Northern Lights predated Harry Potter by two years and the murder of Cedric Diggory—arguably a watershed moment in the genre—by five. And yet it is ‘dark’ from very early on. It doesn’t take long before the Gobblers—a playground nickname given to mysterious kidnappers—become the General Oblation Board, a sinister arm of the Church. Dæmons are another case in point: early on, when Pantalaimon frets over Lyra’s interfering with an old scholar’s remains (she swaps the coin representing his dæmon with that of another scholar), it is an amusing quirk. Later, we get closer to discovering daemons’ true natures: in the chapter in which we meet Tony Makarios, a “severed” child without a dæmon, Pan’s horror is palpably intense and chilling.
But then if Pullman had written a cosy, fireside sort of children’s book it would have undermined the trilogy’s message: children become adults, and this is not something to be lamented but celebrated.
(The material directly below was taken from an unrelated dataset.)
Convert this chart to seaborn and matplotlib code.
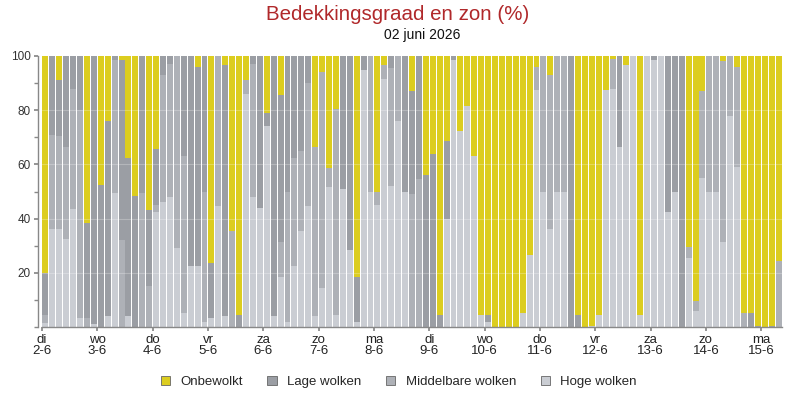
import numpy as np
import pandas as pd
import seaborn as sns
import matplotlib.pyplot as plt
from matplotlib.patches import Patch

# bedekking per blok van 3 uur (%), 2 juni 00u t/m 15 juni 06u
hoge = [1.5, 36, 36, 32.5, 43.5, 3.5, 0, 1, 0, 4, 49.5, 0, 4, 0, 0, 0, 42.5, 46,
        48, 29, 5, 22.5, 22.5, 2, 3.5, 44.5, 4, 0, 0, 86, 48, 44, 74, 4, 18.5, 2,
        22.5, 35.5, 44.5, 4, 14.5, 51.5, 4.5, 51, 28.5, 2, 95, 50, 45, 91.5, 52, 76,
        50, 0, 0, 0, 0, 0, 40, 98.5, 72.5, 81.5, 63, 4.5, 2, 0, 0, 0, 0, 5, 26.5,
        87.5, 50, 36, 50, 50, 0, 0, 0, 0.5, 4.5, 87.5, 88, 66.5, 96.5, 100, 4.5, 100,
        98.5, 100, 42.5, 50, 0, 25.5, 6, 55, 50, 50, 31.5, 78, 59, 0, 0, 0, 0, 0, 0]
middelbaar = [3, 35, 34.5, 34, 44.5, 76.5, 3.5, 0, 0, 0, 49, 32, 0, 0, 49.5, 15, 2.5, 47,
              49, 71, 58, 0, 0, 48, 0, 55.5, 0, 35.5, 0, 5, 49, 0, 0, 0, 13, 48,
              40, 29.5, 45.5, 62.5, 79.5, 7, 76, 0, 0, 0, 0, 50, 5, 5, 43.5, 24,
              0, 49, 54.5, 0, 0, 0, 0, 0, 0, 0, 0, 0, 0, 0, 0, 0, 0, 0, 0,
              8.5, 50, 57, 50, 50, 0, 0, 0, 0, 0, 0, 11, 0, 0, 0, 0, 0,
              0, 0, 0, 0, 0, 4, 3.5, 32, 50, 50, 66.5, 22, 37, 5, 0, 0, 0, 0, 24.5]
lage = [15.5, 29, 20.5, 33.5, 12, 20, 35, 99, 52.5, 72, 1.5, 66.5, 58.5, 48.5, 50.5, 28, 20.5, 7,
        3, 0, 37, 77.5, 73.5, 50, 20, 0, 92.5, 0, 4.5, 0, 3, 56, 5, 96, 54, 50,
        37.5, 35, 10, 0, 0, 0, 0, 49, 71.5, 16.5, 5, 0, 0, 0, 4.5, 0,
        50, 38, 45.5, 56, 64, 4.5, 28.5, 1.5, 0, 0, 0, 0, 2.5, 0, 0, 0, 0, 0, 0,
        0, 0, 0, 0, 0, 100, 4.5, 0, 0, 0, 0, 0, 33.5, 0, 0, 0, 0,
        1.5, 0, 57.5, 50, 100, 0, 0, 0, 0, 0, 0, 0, 0, 0, 5, 0.5, 0, 0.5, 0]
onbewolkt = [80, 0, 9, 0, 0, 0, 61.5, 0, 47.5, 24, 0, 1.5, 37.5, 51.5, 0, 57, 34.5, 0,
             0, 0, 0, 0, 4, 0, 76.5, 0, 3.5, 64.5, 95.5, 9, 0, 0, 21, 0, 14.5, 0,
             0, 0, 0, 33.5, 6, 41.5, 19.5, 0, 0, 81.5, 0, 0, 50, 3.5, 0, 0,
             0, 13, 0, 44, 36, 95.5, 31.5, 0, 27.5, 18.5, 37, 95.5, 95.5, 100, 100, 100, 100, 95, 73.5,
             4, 0, 7, 0, 0, 0, 95.5, 100, 99.5, 95.5, 12.5, 1, 0, 3.5, 0, 95.5, 0,
             0, 0, 0, 0, 0, 70.5, 90.5, 13, 0, 0, 2, 0, 4, 95, 95, 99.5, 100, 99.5, 75.5]

dagen = ['di', 'wo', 'do', 'vr', 'za', 'zo', 'ma', 'di', 'wo', 'do', 'vr', 'za', 'zo', 'ma']
datums = ['2-6', '3-6', '4-6', '5-6', '6-6', '7-6', '8-6', '9-6', '10-6', '11-6',
          '12-6', '13-6', '14-6', '15-6']

soorten = ['Onbewolkt', 'Lage wolken', 'Middelbare wolken', 'Hoge wolken']
kleuren = ['#dccd1f', '#9b9ea4', '#aeb1b7', '#cacdd3']

n = len(hoge)
df = pd.DataFrame({
    'slot': list(range(n)) * 4,
    'soort': np.repeat(soorten, n),
    'pct': onbewolkt + lage + middelbaar + hoge,
})

sns.set_theme(style='white')
plt.rcParams['font.family'] = ['Liberation Sans', 'DejaVu Sans']

fig = plt.figure(figsize=(8, 4), dpi=100)
ax = fig.add_axes([0.0525, 0.1825, 0.925, 0.6775])

# seaborn stapelt de laatste hue onderaan: Hoge wolken onder, Onbewolkt boven
sns.histplot(data=df, x='slot', weights='pct', hue='soort', hue_order=soorten,
             palette=kleuren, multiple='stack', discrete=True, shrink=0.86,
             alpha=1, linewidth=0, edgecolor='none', legend=False, ax=ax)

# vage rasterlijnen over de balken
for y in [20, 40, 60, 80]:
    ax.axhline(y, color='white', alpha=0.25, lw=0.8, zorder=5)

ax.set_xlim(-0.5, n - 0.5)
ax.set_ylim(0, 100)
ax.set_xlabel('')
ax.set_ylabel('')

ax.set_xticks([8 * i - 0.5 for i in range(len(dagen))])
ax.set_xticklabels([f'{d}\n{t}' for d, t in zip(dagen, datums)], fontsize=9.5,
                   color='#222222', linespacing=0.95)
ax.set_yticks([20, 40, 60, 80, 100])
ax.set_yticks(range(0, 101, 10), minor=True)
ax.tick_params(axis='y', which='both', length=3, color='#888888', labelsize=8.5,
               labelcolor='#333333', left=True, pad=2)
ax.tick_params(axis='x', length=3, color='#888888', bottom=True, pad=2)

for s in ['top', 'right']:
    ax.spines[s].set_visible(False)
for s in ['left', 'bottom']:
    ax.spines[s].set_color('#888888')
    ax.spines[s].set_linewidth(1)
ax.spines['left'].set_position(('outward', 3))

fig.text(0.4975, 0.965, 'Bedekkingsgraad en zon (%)', ha='center', va='center',
         fontsize=14.8, color='#b0282a')
fig.text(0.528, 0.9125, '02 juni 2026', ha='center', va='center', fontsize=10,
         color='#111111')

handles = [Patch(facecolor=c, edgecolor='#666666', linewidth=0.6) for c in kleuren]
fig.legend(handles, soorten, loc='center', bbox_to_anchor=(0.4985, 0.045), ncol=4,
           frameon=False, handlelength=0.7, handleheight=0.7, handletextpad=0.8,
           columnspacing=1.85, fontsize=9.5)

plt.savefig('out.png', dpi=100)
In Pullman’s world, adulthood is seen as sinful (read: sexual), and so Mrs Coulter and her ilk privilege The Child. But ideals have to be policed, and so what would otherwise be seen as a continuum of learning and experience is cut into two discrete phases, with puberty the necessary evil which divides them.
J.R.R. Tolkien laments this puritan trend among his contemporaries, those who “for whatever private reason (such as childlessness), tend to think of children as a special kind of creature, almost a different race, rather than as normal, if immature, members of a particular family, and of the human family at large”. He calls for us not to “divide the human race into Eloi and Morlocks: pretty children […] with their fairytales (carefully pruned), and dark Morlocks [adults] tending their machines”. Pullman would surely agree: why should we deprive adults the enjoyment of reading his books? More importantly, why should we shield children from every hint of darkness, if we expect them to grow and confront it? The adults of Lyra’s world would no doubt want to protect children from a book like Northern Lights, as indeed some adults in this world do. But in seeking to do so they risk creating something like the nurses at Bolvangar: docile, uninteresting and unthreatening.
I was reminded while rereading Northern Lights of Kingsley Amis’s fantastic novel, The Alteration. It tells of a present (the 1970s) in which the Catholic Church, which in the sixteenth century came under the influence of Pope Martin Luther, has unchallenged dominance over Europe. A young treble is promised fame and fortune if he becomes a castrato. The operation (like in His Dark Materials, a “cutting”) is a potent symbol of control, of making people into instruments. What are the best weapons that we have against such subjugation? Curiosity, knowledge.
Philip Pullman has possibly been the most outspoken defender of libraries in these years of cultural vandalism, and His Dark Materials shows us one reason why. To check a growing child’s natural curiosity about the wider world is a form of violence to the soul. What is achieved by the Gobblers through their instruments of castration is achieved by other means in this world: the suppression of those environments—like libraries—in which a child’s mind might flourish. But I’m sure that authorities in both worlds, Church or State, would argue that a little cut can’t hurt, can it?